:: Do this ::
Copy only what lies from the line containing "Convert this chart to Plotly code." through the line containing "import plotly.graph_objects as go" in the entries below, keeping both end lines exact and dropping every picture.

:: Records for this task ::
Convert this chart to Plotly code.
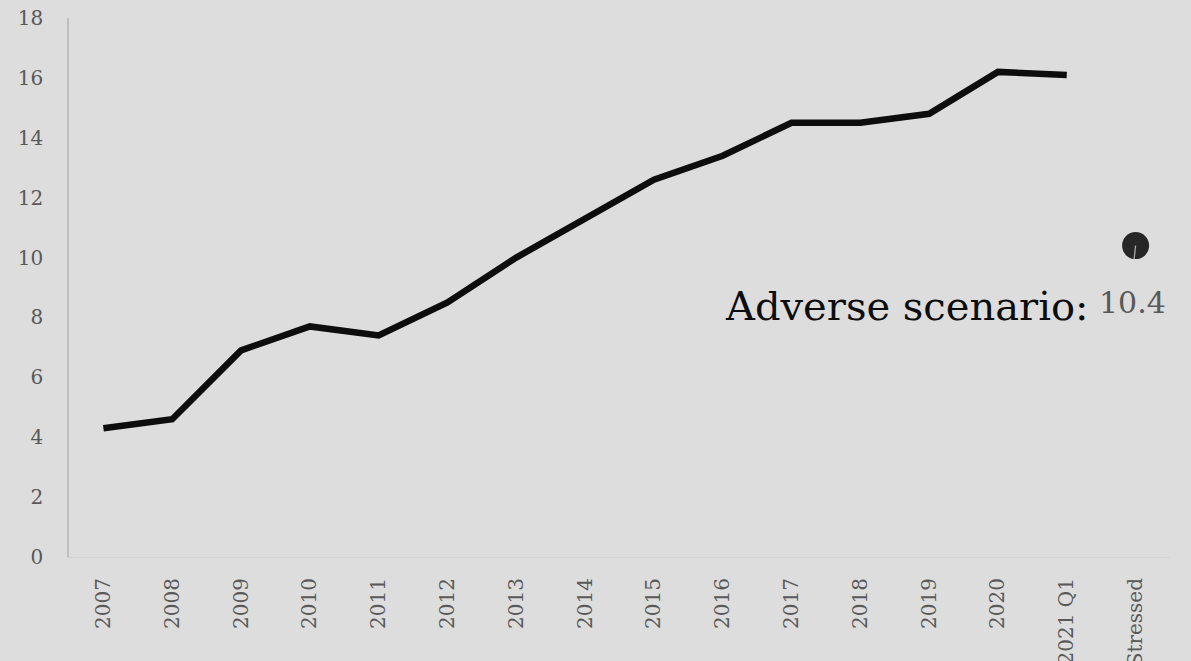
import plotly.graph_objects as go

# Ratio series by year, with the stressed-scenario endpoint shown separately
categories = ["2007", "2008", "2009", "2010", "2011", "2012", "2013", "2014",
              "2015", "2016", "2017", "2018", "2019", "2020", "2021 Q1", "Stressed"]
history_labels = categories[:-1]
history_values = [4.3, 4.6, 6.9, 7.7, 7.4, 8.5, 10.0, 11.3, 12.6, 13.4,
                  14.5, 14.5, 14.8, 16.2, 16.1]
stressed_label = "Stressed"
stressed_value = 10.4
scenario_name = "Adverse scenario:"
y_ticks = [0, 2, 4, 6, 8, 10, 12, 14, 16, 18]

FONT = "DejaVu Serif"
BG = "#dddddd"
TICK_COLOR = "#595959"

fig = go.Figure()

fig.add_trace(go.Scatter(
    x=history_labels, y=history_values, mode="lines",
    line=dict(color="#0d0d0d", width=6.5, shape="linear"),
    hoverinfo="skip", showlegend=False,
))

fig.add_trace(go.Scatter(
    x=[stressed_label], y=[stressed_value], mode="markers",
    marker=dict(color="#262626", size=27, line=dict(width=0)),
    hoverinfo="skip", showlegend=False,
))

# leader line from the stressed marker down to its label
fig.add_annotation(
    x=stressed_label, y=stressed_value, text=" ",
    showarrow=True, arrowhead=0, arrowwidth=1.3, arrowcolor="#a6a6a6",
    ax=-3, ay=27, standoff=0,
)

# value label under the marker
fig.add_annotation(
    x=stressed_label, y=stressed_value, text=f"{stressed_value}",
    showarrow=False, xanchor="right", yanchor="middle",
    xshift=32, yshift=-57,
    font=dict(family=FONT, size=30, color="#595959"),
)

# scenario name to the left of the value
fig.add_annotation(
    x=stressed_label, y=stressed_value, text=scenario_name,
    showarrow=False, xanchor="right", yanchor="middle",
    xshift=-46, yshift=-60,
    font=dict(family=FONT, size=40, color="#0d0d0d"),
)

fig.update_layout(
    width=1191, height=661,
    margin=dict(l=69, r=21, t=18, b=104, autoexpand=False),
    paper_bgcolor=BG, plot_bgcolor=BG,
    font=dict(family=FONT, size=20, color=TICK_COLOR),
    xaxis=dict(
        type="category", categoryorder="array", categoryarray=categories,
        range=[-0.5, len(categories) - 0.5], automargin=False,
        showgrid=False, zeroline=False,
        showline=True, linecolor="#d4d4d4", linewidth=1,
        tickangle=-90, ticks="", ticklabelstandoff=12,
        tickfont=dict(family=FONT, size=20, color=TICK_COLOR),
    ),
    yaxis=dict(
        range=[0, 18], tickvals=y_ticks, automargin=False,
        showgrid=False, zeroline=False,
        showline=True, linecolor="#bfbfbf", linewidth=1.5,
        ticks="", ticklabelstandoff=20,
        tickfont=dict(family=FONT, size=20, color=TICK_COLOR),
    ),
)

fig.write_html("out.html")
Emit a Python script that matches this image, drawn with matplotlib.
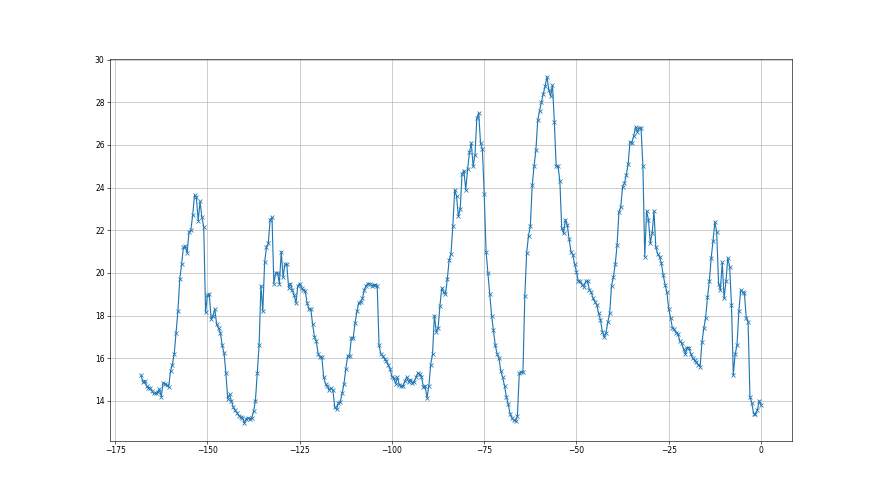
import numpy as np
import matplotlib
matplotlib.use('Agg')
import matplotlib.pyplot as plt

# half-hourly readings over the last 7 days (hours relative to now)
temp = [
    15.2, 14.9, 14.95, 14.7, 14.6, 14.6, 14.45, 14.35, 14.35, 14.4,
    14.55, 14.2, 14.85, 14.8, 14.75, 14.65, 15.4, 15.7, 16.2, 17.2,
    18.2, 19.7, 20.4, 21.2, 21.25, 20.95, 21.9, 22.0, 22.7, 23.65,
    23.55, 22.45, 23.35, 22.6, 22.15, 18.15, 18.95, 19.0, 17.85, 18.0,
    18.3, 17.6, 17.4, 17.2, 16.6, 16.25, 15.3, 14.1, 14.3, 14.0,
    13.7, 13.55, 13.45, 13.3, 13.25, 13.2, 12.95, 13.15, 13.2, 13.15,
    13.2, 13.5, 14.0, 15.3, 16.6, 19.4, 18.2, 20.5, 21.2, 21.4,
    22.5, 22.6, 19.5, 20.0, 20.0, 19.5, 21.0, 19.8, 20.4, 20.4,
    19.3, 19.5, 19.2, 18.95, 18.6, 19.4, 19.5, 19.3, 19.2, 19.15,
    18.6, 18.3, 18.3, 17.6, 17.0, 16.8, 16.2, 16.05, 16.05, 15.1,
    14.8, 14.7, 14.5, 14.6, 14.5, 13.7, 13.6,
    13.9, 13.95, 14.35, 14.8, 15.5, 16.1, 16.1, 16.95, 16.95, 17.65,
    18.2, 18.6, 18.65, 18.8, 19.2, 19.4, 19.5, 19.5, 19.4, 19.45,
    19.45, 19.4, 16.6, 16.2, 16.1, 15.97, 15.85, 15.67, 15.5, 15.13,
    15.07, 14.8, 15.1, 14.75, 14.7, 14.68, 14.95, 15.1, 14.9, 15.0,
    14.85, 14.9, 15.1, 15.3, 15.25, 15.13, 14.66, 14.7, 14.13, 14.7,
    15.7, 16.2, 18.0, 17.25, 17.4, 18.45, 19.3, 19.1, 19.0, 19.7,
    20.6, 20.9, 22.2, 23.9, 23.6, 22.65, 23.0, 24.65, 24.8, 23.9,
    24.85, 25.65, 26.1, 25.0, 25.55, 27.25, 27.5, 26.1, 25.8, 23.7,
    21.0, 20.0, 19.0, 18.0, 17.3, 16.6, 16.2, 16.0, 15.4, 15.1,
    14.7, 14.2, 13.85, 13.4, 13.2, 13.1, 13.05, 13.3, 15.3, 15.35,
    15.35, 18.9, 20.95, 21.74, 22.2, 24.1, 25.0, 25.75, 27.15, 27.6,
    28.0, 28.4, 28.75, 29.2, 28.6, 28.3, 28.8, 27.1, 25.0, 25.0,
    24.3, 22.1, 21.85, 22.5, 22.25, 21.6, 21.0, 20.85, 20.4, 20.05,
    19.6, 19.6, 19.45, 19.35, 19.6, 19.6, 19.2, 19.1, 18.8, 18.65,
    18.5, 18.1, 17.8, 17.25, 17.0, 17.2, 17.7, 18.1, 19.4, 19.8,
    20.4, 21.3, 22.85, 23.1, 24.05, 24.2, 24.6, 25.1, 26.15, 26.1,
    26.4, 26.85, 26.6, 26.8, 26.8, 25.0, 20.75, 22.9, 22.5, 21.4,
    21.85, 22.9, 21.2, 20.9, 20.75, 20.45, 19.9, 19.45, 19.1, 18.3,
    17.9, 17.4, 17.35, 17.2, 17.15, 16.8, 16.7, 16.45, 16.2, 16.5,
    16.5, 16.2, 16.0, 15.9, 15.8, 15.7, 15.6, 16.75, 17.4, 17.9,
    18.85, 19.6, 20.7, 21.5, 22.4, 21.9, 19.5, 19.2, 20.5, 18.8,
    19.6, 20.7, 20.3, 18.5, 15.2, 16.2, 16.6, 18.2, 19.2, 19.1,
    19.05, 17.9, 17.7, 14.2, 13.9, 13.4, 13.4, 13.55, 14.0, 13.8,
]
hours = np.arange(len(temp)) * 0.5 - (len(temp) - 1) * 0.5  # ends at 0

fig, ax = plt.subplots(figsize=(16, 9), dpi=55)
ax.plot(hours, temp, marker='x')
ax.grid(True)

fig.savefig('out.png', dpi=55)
* * *
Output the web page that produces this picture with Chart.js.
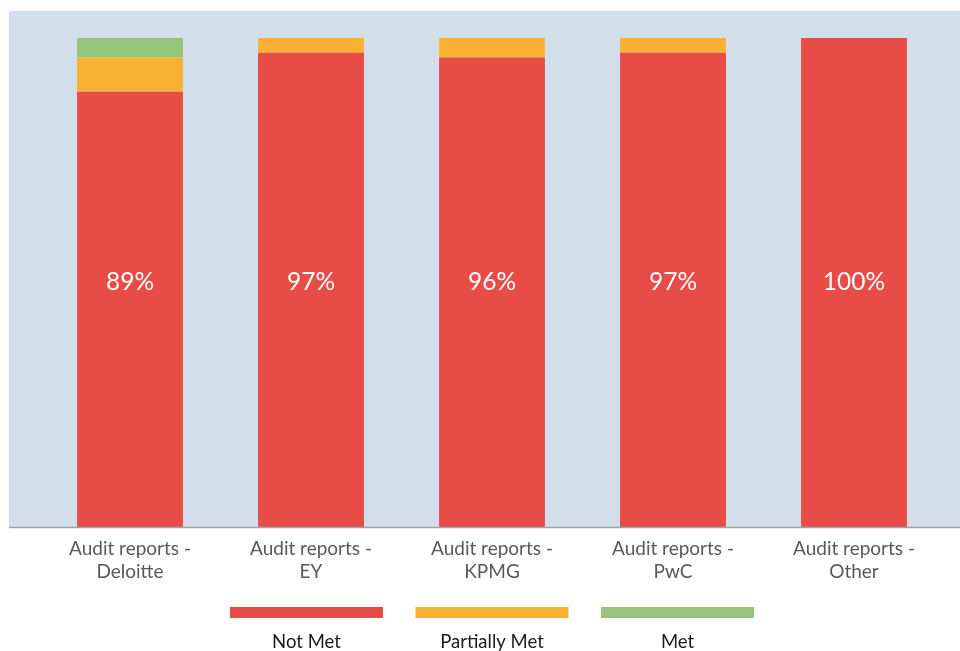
==
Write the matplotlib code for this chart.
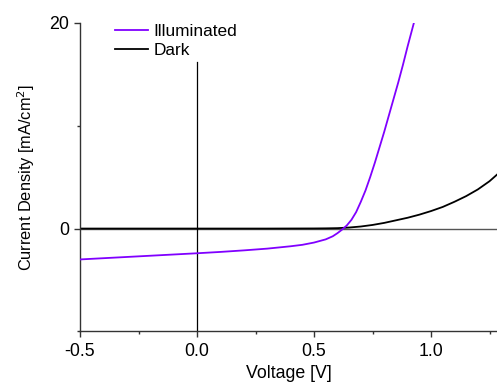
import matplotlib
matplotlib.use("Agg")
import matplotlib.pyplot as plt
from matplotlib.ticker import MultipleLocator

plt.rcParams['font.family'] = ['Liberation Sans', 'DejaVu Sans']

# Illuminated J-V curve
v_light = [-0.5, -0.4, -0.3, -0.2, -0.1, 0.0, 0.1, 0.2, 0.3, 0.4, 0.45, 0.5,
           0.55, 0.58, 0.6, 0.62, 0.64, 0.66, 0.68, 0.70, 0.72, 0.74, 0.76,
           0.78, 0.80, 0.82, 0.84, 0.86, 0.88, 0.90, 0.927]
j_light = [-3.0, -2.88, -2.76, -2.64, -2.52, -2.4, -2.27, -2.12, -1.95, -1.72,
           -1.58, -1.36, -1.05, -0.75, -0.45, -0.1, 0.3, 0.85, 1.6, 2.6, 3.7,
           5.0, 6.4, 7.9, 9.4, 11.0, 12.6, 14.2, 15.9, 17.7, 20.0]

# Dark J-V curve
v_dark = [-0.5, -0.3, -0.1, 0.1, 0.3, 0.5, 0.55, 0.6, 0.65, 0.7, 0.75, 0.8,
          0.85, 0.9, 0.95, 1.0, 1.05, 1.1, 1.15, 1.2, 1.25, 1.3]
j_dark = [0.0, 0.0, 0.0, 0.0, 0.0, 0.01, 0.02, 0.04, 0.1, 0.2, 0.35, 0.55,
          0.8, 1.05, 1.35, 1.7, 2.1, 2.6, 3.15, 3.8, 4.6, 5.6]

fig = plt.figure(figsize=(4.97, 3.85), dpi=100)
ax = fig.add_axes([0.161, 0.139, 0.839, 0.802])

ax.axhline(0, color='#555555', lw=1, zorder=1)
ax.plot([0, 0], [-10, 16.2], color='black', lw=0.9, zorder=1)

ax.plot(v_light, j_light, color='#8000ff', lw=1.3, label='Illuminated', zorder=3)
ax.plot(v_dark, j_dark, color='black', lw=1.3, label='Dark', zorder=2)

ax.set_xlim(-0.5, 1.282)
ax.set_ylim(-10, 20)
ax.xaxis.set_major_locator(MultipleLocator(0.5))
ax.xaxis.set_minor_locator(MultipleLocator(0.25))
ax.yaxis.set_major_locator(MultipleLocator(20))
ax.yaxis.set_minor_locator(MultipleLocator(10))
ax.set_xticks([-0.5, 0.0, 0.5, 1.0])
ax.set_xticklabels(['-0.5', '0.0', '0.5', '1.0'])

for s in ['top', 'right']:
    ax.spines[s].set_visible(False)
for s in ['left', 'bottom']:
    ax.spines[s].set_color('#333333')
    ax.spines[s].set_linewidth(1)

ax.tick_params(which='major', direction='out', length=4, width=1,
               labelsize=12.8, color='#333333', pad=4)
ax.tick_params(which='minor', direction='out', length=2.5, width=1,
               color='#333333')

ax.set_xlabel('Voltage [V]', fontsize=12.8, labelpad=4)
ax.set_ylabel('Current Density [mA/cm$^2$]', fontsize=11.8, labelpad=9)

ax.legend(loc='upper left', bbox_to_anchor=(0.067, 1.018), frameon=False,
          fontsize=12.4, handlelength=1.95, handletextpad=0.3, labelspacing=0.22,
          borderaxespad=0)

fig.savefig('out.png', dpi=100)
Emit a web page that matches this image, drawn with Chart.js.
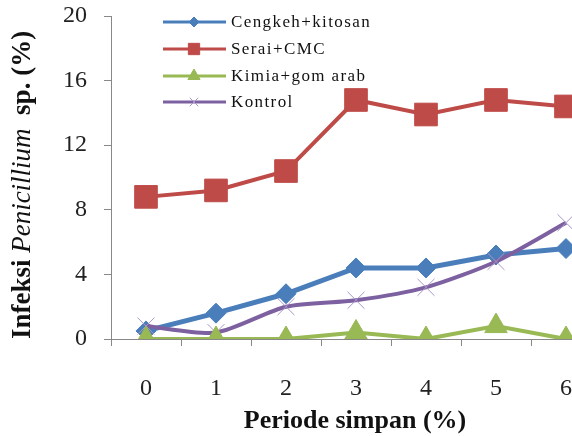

:: Written solution ::
Convert this chart to Plotly code.
import plotly.graph_objects as go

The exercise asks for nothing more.